* **Given material**
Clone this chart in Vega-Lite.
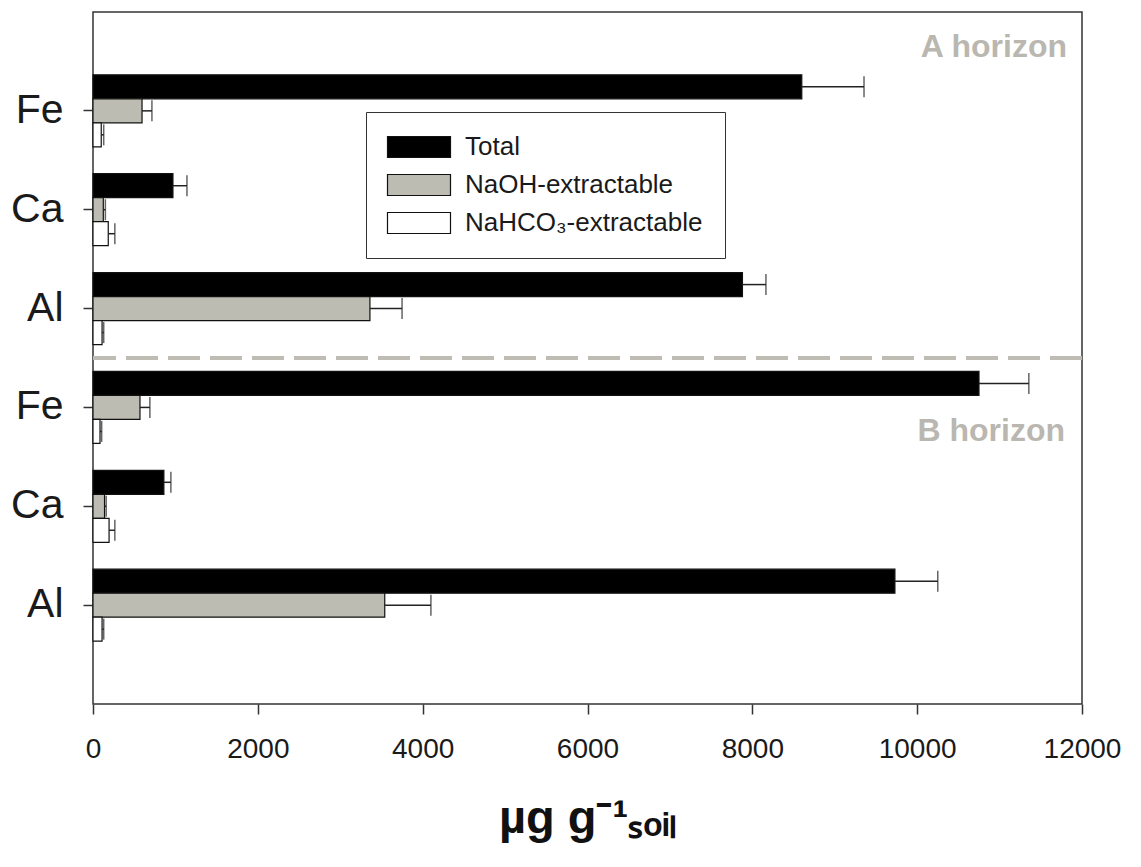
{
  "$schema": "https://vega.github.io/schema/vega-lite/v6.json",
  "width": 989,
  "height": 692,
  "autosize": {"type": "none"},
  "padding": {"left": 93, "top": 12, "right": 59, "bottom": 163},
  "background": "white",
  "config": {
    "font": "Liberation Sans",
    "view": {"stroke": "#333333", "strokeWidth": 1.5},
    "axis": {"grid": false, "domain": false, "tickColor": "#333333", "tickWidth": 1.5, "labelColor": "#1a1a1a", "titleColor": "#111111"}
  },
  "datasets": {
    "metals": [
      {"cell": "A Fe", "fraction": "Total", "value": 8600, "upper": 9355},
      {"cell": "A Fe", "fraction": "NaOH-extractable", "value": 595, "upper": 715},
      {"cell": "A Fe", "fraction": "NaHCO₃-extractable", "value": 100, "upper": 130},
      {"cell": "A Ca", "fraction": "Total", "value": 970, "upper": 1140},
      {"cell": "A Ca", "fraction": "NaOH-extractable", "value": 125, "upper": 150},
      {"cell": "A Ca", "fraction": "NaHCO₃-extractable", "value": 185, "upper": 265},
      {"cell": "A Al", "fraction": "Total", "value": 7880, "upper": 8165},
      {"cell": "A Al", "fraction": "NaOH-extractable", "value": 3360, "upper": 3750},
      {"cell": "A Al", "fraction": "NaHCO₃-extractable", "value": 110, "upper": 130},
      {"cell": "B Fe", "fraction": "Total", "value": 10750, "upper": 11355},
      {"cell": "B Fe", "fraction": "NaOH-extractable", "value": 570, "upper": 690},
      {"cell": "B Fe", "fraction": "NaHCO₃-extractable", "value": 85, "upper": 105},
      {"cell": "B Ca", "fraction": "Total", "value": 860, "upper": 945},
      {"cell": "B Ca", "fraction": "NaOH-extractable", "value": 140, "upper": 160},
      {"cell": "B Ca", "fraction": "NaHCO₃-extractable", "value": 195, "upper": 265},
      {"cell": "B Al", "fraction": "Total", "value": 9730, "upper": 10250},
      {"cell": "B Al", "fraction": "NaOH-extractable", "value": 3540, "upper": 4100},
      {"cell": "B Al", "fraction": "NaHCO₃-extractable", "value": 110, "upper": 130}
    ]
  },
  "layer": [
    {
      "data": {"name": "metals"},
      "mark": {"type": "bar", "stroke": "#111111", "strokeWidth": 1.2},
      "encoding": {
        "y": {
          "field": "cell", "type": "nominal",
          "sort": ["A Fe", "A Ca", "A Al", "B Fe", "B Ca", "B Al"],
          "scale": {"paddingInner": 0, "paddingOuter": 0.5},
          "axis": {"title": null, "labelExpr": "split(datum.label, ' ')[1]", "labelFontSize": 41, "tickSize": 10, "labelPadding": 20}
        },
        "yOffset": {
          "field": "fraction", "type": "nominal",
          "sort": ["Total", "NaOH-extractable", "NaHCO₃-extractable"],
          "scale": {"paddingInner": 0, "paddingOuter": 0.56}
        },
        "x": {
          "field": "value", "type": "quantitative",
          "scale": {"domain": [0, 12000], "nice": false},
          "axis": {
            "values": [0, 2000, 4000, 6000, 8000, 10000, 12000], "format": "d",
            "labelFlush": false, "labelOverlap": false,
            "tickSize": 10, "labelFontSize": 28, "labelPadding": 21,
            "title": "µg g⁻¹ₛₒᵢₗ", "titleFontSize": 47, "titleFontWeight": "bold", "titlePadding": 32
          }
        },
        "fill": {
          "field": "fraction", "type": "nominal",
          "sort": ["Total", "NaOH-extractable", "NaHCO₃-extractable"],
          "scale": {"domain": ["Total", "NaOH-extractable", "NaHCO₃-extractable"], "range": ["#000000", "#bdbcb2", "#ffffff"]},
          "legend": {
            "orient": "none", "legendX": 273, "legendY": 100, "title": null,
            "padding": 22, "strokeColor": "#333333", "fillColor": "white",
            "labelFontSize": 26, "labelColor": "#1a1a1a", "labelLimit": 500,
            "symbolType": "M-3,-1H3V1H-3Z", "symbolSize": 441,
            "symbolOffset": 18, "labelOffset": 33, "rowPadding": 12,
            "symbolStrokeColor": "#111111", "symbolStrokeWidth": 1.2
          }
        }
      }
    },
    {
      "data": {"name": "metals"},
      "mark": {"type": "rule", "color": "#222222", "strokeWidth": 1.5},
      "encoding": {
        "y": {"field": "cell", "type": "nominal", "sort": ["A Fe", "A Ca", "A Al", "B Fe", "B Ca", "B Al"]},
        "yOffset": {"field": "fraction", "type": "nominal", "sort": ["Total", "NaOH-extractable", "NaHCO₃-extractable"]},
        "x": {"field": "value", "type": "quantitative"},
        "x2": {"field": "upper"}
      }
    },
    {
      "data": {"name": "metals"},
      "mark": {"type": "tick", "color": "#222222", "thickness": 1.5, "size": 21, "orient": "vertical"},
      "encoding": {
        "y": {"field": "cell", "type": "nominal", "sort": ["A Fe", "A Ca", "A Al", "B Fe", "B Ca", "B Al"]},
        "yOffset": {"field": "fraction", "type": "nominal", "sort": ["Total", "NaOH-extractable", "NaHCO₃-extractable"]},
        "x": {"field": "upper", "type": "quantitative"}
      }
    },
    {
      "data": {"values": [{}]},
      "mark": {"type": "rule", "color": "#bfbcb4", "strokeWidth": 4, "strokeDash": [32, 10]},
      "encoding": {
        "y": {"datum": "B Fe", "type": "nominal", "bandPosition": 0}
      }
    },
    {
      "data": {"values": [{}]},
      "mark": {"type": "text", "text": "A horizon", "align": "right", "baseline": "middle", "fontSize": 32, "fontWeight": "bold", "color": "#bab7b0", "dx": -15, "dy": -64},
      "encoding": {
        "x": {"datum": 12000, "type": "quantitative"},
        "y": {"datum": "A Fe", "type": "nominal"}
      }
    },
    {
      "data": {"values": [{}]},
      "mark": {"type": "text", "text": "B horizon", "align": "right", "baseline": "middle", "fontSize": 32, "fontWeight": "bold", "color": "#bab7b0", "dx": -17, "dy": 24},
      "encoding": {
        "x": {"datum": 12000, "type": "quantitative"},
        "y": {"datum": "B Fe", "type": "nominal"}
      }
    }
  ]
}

* **Work required**
Omit the pictures and reproduce the listing exactly.

* **Right answer**
Clone this chart in Vega-Lite.
{
  "$schema": "https://vega.github.io/schema/vega-lite/v6.json",
  "width": 989,
  "height": 692,
  "autosize": {"type": "none"},
  "padding": {"left": 93, "top": 12, "right": 59, "bottom": 163},
  "background": "white",
  "config": {
    "font": "Liberation Sans",
    "view": {"stroke": "#333333", "strokeWidth": 1.5},
    "axis": {"grid": false, "domain": false, "tickColor": "#333333", "tickWidth": 1.5, "labelColor": "#1a1a1a", "titleColor": "#111111"}
  },
  "datasets": {
    "metals": [
      {"cell": "A Fe", "fraction": "Total", "value": 8600, "upper": 9355},
      {"cell": "A Fe", "fraction": "NaOH-extractable", "value": 595, "upper": 715},
      {"cell": "A Fe", "fraction": "NaHCO₃-extractable", "value": 100, "upper": 130},
      {"cell": "A Ca", "fraction": "Total", "value": 970, "upper": 1140},
      {"cell": "A Ca", "fraction": "NaOH-extractable", "value": 125, "upper": 150},
      {"cell": "A Ca", "fraction": "NaHCO₃-extractable", "value": 185, "upper": 265},
      {"cell": "A Al", "fraction": "Total", "value": 7880, "upper": 8165},
      {"cell": "A Al", "fraction": "NaOH-extractable", "value": 3360, "upper": 3750},
      {"cell": "A Al", "fraction": "NaHCO₃-extractable", "value": 110, "upper": 130},
      {"cell": "B Fe", "fraction": "Total", "value": 10750, "upper": 11355},
      {"cell": "B Fe", "fraction": "NaOH-extractable", "value": 570, "upper": 690},
      {"cell": "B Fe", "fraction": "NaHCO₃-extractable", "value": 85, "upper": 105},
      {"cell": "B Ca", "fraction": "Total", "value": 860, "upper": 945},
      {"cell": "B Ca", "fraction": "NaOH-extractable", "value": 140, "upper": 160},
      {"cell": "B Ca", "fraction": "NaHCO₃-extractable", "value": 195, "upper": 265},
      {"cell": "B Al", "fraction": "Total", "value": 9730, "upper": 10250},
      {"cell": "B Al", "fraction": "NaOH-extractable", "value": 3540, "upper": 4100},
      {"cell": "B Al", "fraction": "NaHCO₃-extractable", "value": 110, "upper": 130}
    ]
  },
  "layer": [
    {
      "data": {"name": "metals"},
      "mark": {"type": "bar", "stroke": "#111111", "strokeWidth": 1.2},
      "encoding": {
        "y": {
          "field": "cell", "type": "nominal",
          "sort": ["A Fe", "A Ca", "A Al", "B Fe", "B Ca", "B Al"],
          "scale": {"paddingInner": 0, "paddingOuter": 0.5},
          "axis": {"title": null, "labelExpr": "split(datum.label, ' ')[1]", "labelFontSize": 41, "tickSize": 10, "labelPadding": 20}
        },
        "yOffset": {
          "field": "fraction", "type": "nominal",
          "sort": ["Total", "NaOH-extractable", "NaHCO₃-extractable"],
          "scale": {"paddingInner": 0, "paddingOuter": 0.56}
        },
        "x": {
          "field": "value", "type": "quantitative",
          "scale": {"domain": [0, 12000], "nice": false},
          "axis": {
            "values": [0, 2000, 4000, 6000, 8000, 10000, 12000], "format": "d",
            "labelFlush": false, "labelOverlap": false,
            "tickSize": 10, "labelFontSize": 28, "labelPadding": 21,
            "title": "µg g⁻¹ₛₒᵢₗ", "titleFontSize": 47, "titleFontWeight": "bold", "titlePadding": 32
          }
        },
        "fill": {
          "field": "fraction", "type": "nominal",
          "sort": ["Total", "NaOH-extractable", "NaHCO₃-extractable"],
          "scale": {"domain": ["Total", "NaOH-extractable", "NaHCO₃-extractable"], "range": ["#000000", "#bdbcb2", "#ffffff"]},
          "legend": {
            "orient": "none", "legendX": 273, "legendY": 100, "title": null,
            "padding": 22, "strokeColor": "#333333", "fillColor": "white",
            "labelFontSize": 26, "labelColor": "#1a1a1a", "labelLimit": 500,
            "symbolType": "M-3,-1H3V1H-3Z", "symbolSize": 441,
            "symbolOffset": 18, "labelOffset": 33, "rowPadding": 12,
            "symbolStrokeColor": "#111111", "symbolStrokeWidth": 1.2
          }
        }
      }
    },
    {
      "data": {"name": "metals"},
      "mark": {"type": "rule", "color": "#222222", "strokeWidth": 1.5},
      "encoding": {
        "y": {"field": "cell", "type": "nominal", "sort": ["A Fe", "A Ca", "A Al", "B Fe", "B Ca", "B Al"]},
        "yOffset": {"field": "fraction", "type": "nominal", "sort": ["Total", "NaOH-extractable", "NaHCO₃-extractable"]},
        "x": {"field": "value", "type": "quantitative"},
        "x2": {"field": "upper"}
      }
    },
    {
      "data": {"name": "metals"},
      "mark": {"type": "tick", "color": "#222222", "thickness": 1.5, "size": 21, "orient": "vertical"},
      "encoding": {
        "y": {"field": "cell", "type": "nominal", "sort": ["A Fe", "A Ca", "A Al", "B Fe", "B Ca", "B Al"]},
        "yOffset": {"field": "fraction", "type": "nominal", "sort": ["Total", "NaOH-extractable", "NaHCO₃-extractable"]},
        "x": {"field": "upper", "type": "quantitative"}
      }
    },
    {
      "data": {"values": [{}]},
      "mark": {"type": "rule", "color": "#bfbcb4", "strokeWidth": 4, "strokeDash": [32, 10]},
      "encoding": {
        "y": {"datum": "B Fe", "type": "nominal", "bandPosition": 0}
      }
    },
    {
      "data": {"values": [{}]},
      "mark": {"type": "text", "text": "A horizon", "align": "right", "baseline": "middle", "fontSize": 32, "fontWeight": "bold", "color": "#bab7b0", "dx": -15, "dy": -64},
      "encoding": {
        "x": {"datum": 12000, "type": "quantitative"},
        "y": {"datum": "A Fe", "type": "nominal"}
      }
    },
    {
      "data": {"values": [{}]},
      "mark": {"type": "text", "text": "B horizon", "align": "right", "baseline": "middle", "fontSize": 32, "fontWeight": "bold", "color": "#bab7b0", "dx": -17, "dy": 24},
      "encoding": {
        "x": {"datum": 12000, "type": "quantitative"},
        "y": {"datum": "B Fe", "type": "nominal"}
      }
    }
  ]
}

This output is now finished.